>> BEGIN RECORDED INFORMATION

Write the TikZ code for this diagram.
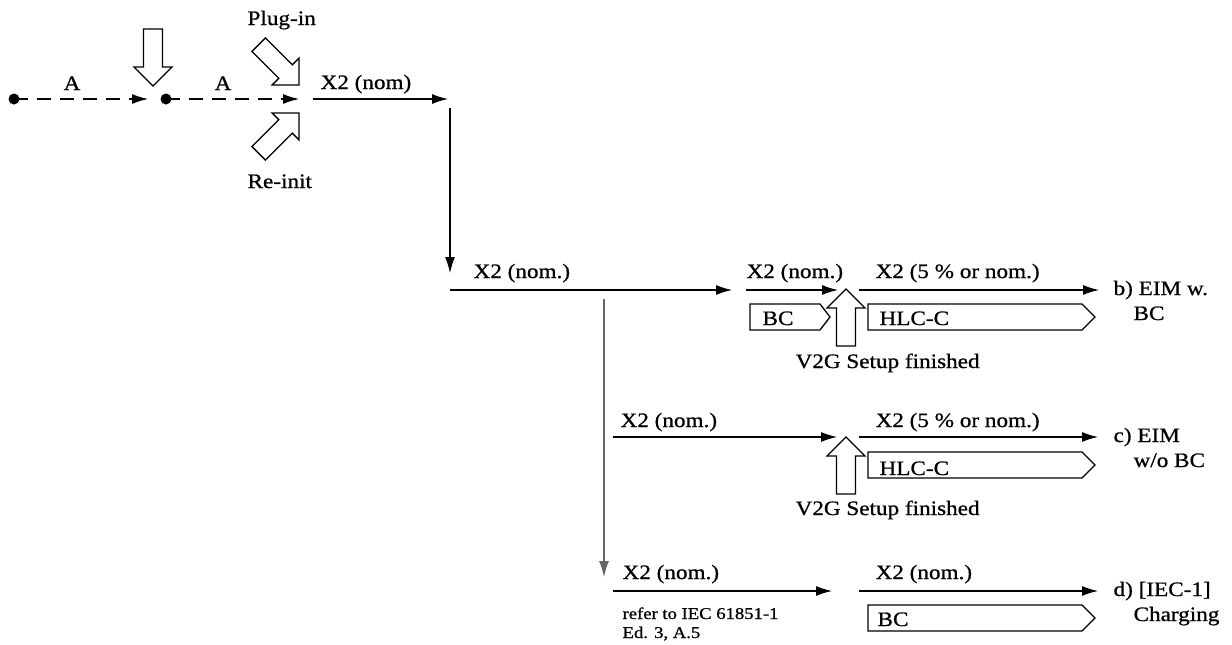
\documentclass[tikz,border=0pt]{standalone}
\usepackage{fontspec}
\setmainfont{Liberation Serif}[FakeStretch=1.13,FakeBold=0.8]
\usetikzlibrary{arrows.meta}
\tikzset{blk/.pic={\draw[line width=1.3pt, fill=white, line join=miter] (0,0) -- (-19,-19) -- (-19,-9.5) -- (-57,-9.5) -- (-57,9.5) -- (-19,9.5) -- (-19,19) -- cycle;}}
\begin{document}
\begin{tikzpicture}[x=1pt,y=-1pt, line width=1.2pt,
  arr/.style={-{Latex[length=16pt,width=10pt]}},
  dsh/.style={dash pattern=on 14pt off 9pt},
  txt/.style={font=\fontsize{20.5}{23}\selectfont, inner sep=0pt, anchor=base west},
  txtc/.style={font=\fontsize{20.5}{23}\selectfont, inner sep=0pt, anchor=base},
  sml/.style={font=\fontsize{16.5}{18}\selectfont, inner sep=0pt, anchor=base west},
  dot/.style={circle, fill, inner sep=0pt, minimum size=11pt},
  boxs/.style={line width=1.3pt, line join=miter},
  gline/.style={draw=black!60}]
\useasboundingbox (0,0) rectangle (1232,645);
% top row
\node[dot] (d1) at (14,99) {};
\node[dot] (d2) at (166,99) {};
\coordinate (e1) at (148,99);
\coordinate (j1) at (299,99);
\draw[arr,dsh] (d1.center) -- (e1);
\draw[arr,dsh] (d2.center) -- (j1);
\node[txtc] (la1) at (72,90) {A};
\node[txtc] (la2) at (223,90) {A};
\pic at (153,86) [rotate=-90] {blk};
\pic at (299,85) [rotate=-45] {blk};
\pic at (299,113) [rotate=45] {blk};
\node[txt] (plug) at (247,25) {Plug-in};
\node[txt] (reinit) at (247,188) {Re-init};
\coordinate (s1) at (313,99);
\coordinate (e2) at (448,99);
\draw[arr] (s1) -- (e2);
\node[txt] (l0) at (320,89) {X2 (nom)};
\coordinate (v1) at (450,108);
\coordinate (v1e) at (450,273);
\draw[arr] (v1) -- (v1e);
% row b
\coordinate (b0) at (450,290);
\coordinate (b1) at (732,290);
\draw[arr] (b0) -- (b1);
\node[txt] (lb1) at (473,278) {X2 (nom.)};
\coordinate (b2) at (746,290);
\coordinate (b3) at (838,290);
\draw[arr] (b2) -- (b3);
\node[txt] (lb2) at (746,278) {X2 (nom.)};
\coordinate (b4) at (859,290);
\coordinate (b5) at (1099,290);
\draw[arr] (b4) -- (b5);
\node[txt] (lb3) at (875,278) {X2 (5 \% or nom.)};
\draw[boxs] (750,304) -- (820,304) -- (830,317) -- (820,330) -- (750,330) -- cycle;
\node[txt] (bcb) at (762,325) {BC};
\pic at (846,289) [rotate=90] {blk};
\draw[boxs] (868,304) -- (1082,304) -- (1095,317) -- (1082,330) -- (868,330) -- cycle;
\node[txt] (hlcb) at (879,325) {HLC-C};
\node[txt] (v2gb) at (795,368) {V2G Setup finished};
\node[txt] (rb1) at (1113,295) {b) EIM w.};
\node[txt] (rb2) at (1133,320) {BC};
% gray vertical
\coordinate (v2) at (604,299);
\coordinate (v2e) at (604,577);
\draw[arr,gline] (v2) -- (v2e);
% row c
\coordinate (c0) at (613,437);
\coordinate (c1) at (837,437);
\draw[arr] (c0) -- (c1);
\node[txt] (lc1) at (620,427) {X2 (nom.)};
\coordinate (c2) at (859,437);
\coordinate (c3) at (1098,437);
\draw[arr] (c2) -- (c3);
\node[txt] (lc2) at (875,427) {X2 (5 \% or nom.)};
\pic at (846,437) [rotate=90] {blk};
\draw[boxs] (868,452) -- (1082,452) -- (1095,465) -- (1082,478) -- (868,478) -- cycle;
\node[txt] (hlcc) at (879,475) {HLC-C};
\node[txt] (v2gc) at (795,515) {V2G Setup finished};
\node[txt] (rc1) at (1113,442) {c) EIM};
\node[txt] (rc2) at (1133,467) {w/o BC};
% row d
\coordinate (dd0) at (613,591);
\coordinate (dd1) at (832,591);
\draw[arr] (dd0) -- (dd1);
\node[txt] (ld1) at (622,579) {X2 (nom.)};
\node[sml] (ref1) at (622,619) {refer to IEC 61851-1};
\node[sml] (ref2) at (622,638) {Ed. 3, A.5};
\coordinate (dd2) at (859,591);
\coordinate (dd3) at (1098,591);
\draw[arr] (dd2) -- (dd3);
\node[txt] (ld2) at (875,579) {X2 (nom.)};
\draw[boxs] (868,605) -- (1082,605) -- (1095,618) -- (1082,631) -- (868,631) -- cycle;
\node[txt] (bcd) at (877,626) {BC};
\node[txt] (rd1) at (1113,596) {d) [IEC-1]};
\node[txt] (rd2) at (1133,621) {Charging};
\end{tikzpicture}
\end{document}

>> END RECORDED INFORMATION

| WRITTEN PROBLEM |
Print the whole listing above once more, word for word, without its pictures.

| THE REPLY |
Write the TikZ code for this diagram.
\documentclass[tikz,border=0pt]{standalone}
\usepackage{fontspec}
\setmainfont{Liberation Serif}[FakeStretch=1.13,FakeBold=0.8]
\usetikzlibrary{arrows.meta}
\tikzset{blk/.pic={\draw[line width=1.3pt, fill=white, line join=miter] (0,0) -- (-19,-19) -- (-19,-9.5) -- (-57,-9.5) -- (-57,9.5) -- (-19,9.5) -- (-19,19) -- cycle;}}
\begin{document}
\begin{tikzpicture}[x=1pt,y=-1pt, line width=1.2pt,
  arr/.style={-{Latex[length=16pt,width=10pt]}},
  dsh/.style={dash pattern=on 14pt off 9pt},
  txt/.style={font=\fontsize{20.5}{23}\selectfont, inner sep=0pt, anchor=base west},
  txtc/.style={font=\fontsize{20.5}{23}\selectfont, inner sep=0pt, anchor=base},
  sml/.style={font=\fontsize{16.5}{18}\selectfont, inner sep=0pt, anchor=base west},
  dot/.style={circle, fill, inner sep=0pt, minimum size=11pt},
  boxs/.style={line width=1.3pt, line join=miter},
  gline/.style={draw=black!60}]
\useasboundingbox (0,0) rectangle (1232,645);
% top row
\node[dot] (d1) at (14,99) {};
\node[dot] (d2) at (166,99) {};
\coordinate (e1) at (148,99);
\coordinate (j1) at (299,99);
\draw[arr,dsh] (d1.center) -- (e1);
\draw[arr,dsh] (d2.center) -- (j1);
\node[txtc] (la1) at (72,90) {A};
\node[txtc] (la2) at (223,90) {A};
\pic at (153,86) [rotate=-90] {blk};
\pic at (299,85) [rotate=-45] {blk};
\pic at (299,113) [rotate=45] {blk};
\node[txt] (plug) at (247,25) {Plug-in};
\node[txt] (reinit) at (247,188) {Re-init};
\coordinate (s1) at (313,99);
\coordinate (e2) at (448,99);
\draw[arr] (s1) -- (e2);
\node[txt] (l0) at (320,89) {X2 (nom)};
\coordinate (v1) at (450,108);
\coordinate (v1e) at (450,273);
\draw[arr] (v1) -- (v1e);
% row b
\coordinate (b0) at (450,290);
\coordinate (b1) at (732,290);
\draw[arr] (b0) -- (b1);
\node[txt] (lb1) at (473,278) {X2 (nom.)};
\coordinate (b2) at (746,290);
\coordinate (b3) at (838,290);
\draw[arr] (b2) -- (b3);
\node[txt] (lb2) at (746,278) {X2 (nom.)};
\coordinate (b4) at (859,290);
\coordinate (b5) at (1099,290);
\draw[arr] (b4) -- (b5);
\node[txt] (lb3) at (875,278) {X2 (5 \% or nom.)};
\draw[boxs] (750,304) -- (820,304) -- (830,317) -- (820,330) -- (750,330) -- cycle;
\node[txt] (bcb) at (762,325) {BC};
\pic at (846,289) [rotate=90] {blk};
\draw[boxs] (868,304) -- (1082,304) -- (1095,317) -- (1082,330) -- (868,330) -- cycle;
\node[txt] (hlcb) at (879,325) {HLC-C};
\node[txt] (v2gb) at (795,368) {V2G Setup finished};
\node[txt] (rb1) at (1113,295) {b) EIM w.};
\node[txt] (rb2) at (1133,320) {BC};
% gray vertical
\coordinate (v2) at (604,299);
\coordinate (v2e) at (604,577);
\draw[arr,gline] (v2) -- (v2e);
% row c
\coordinate (c0) at (613,437);
\coordinate (c1) at (837,437);
\draw[arr] (c0) -- (c1);
\node[txt] (lc1) at (620,427) {X2 (nom.)};
\coordinate (c2) at (859,437);
\coordinate (c3) at (1098,437);
\draw[arr] (c2) -- (c3);
\node[txt] (lc2) at (875,427) {X2 (5 \% or nom.)};
\pic at (846,437) [rotate=90] {blk};
\draw[boxs] (868,452) -- (1082,452) -- (1095,465) -- (1082,478) -- (868,478) -- cycle;
\node[txt] (hlcc) at (879,475) {HLC-C};
\node[txt] (v2gc) at (795,515) {V2G Setup finished};
\node[txt] (rc1) at (1113,442) {c) EIM};
\node[txt] (rc2) at (1133,467) {w/o BC};
% row d
\coordinate (dd0) at (613,591);
\coordinate (dd1) at (832,591);
\draw[arr] (dd0) -- (dd1);
\node[txt] (ld1) at (622,579) {X2 (nom.)};
\node[sml] (ref1) at (622,619) {refer to IEC 61851-1};
\node[sml] (ref2) at (622,638) {Ed. 3, A.5};
\coordinate (dd2) at (859,591);
\coordinate (dd3) at (1098,591);
\draw[arr] (dd2) -- (dd3);
\node[txt] (ld2) at (875,579) {X2 (nom.)};
\draw[boxs] (868,605) -- (1082,605) -- (1095,618) -- (1082,631) -- (868,631) -- cycle;
\node[txt] (bcd) at (877,626) {BC};
\node[txt] (rd1) at (1113,596) {d) [IEC-1]};
\node[txt] (rd2) at (1133,621) {Charging};
\end{tikzpicture}
\end{document}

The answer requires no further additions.